Throughout my internship, my leadership experience influenced most of the ways that I approached almost everything that I was doing. Specifically, I think a ton of the gender and leadership studies we learn in Jepson helped me to understand why some people acted the way that they did. I also found that a lot of the social theories from Theories and Models showed themselves pretty often. I was better able to anticipate how the people in my workplace were going to think about issues and act to solve them, and I was able to better engage with them because I had a better working knowledge of where they might be coming from. For example, the men on my office floor were friends with essentially everyone else, frequently moving from office to office to stop and chat with one another, whereas women were more likely to be found in pairs.

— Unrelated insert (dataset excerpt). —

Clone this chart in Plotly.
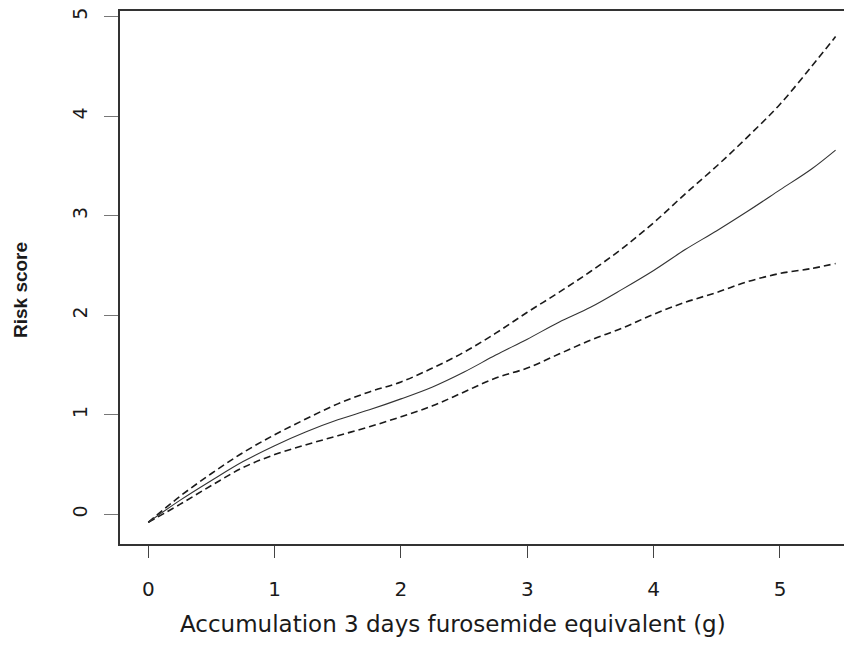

This goes back to men tending toward building larger coalitions and women being more prone to building those one-on-one relationships. I also noticed that the supervisors in the office set the tone for everything else that happened. For example, if on a Tuesday one of my supervisors wore jeans, by the end of the week everyone else had also worn jeans at least once (which is significant since our office dress code was business professional at all times).
The most impactful way leadership studies influenced my summer was in my ability to assess my leaders. I was fortunate enough to work under several strong and motivated leaders, and seeing good leadership made me want to work even harder to accomplish our group goals.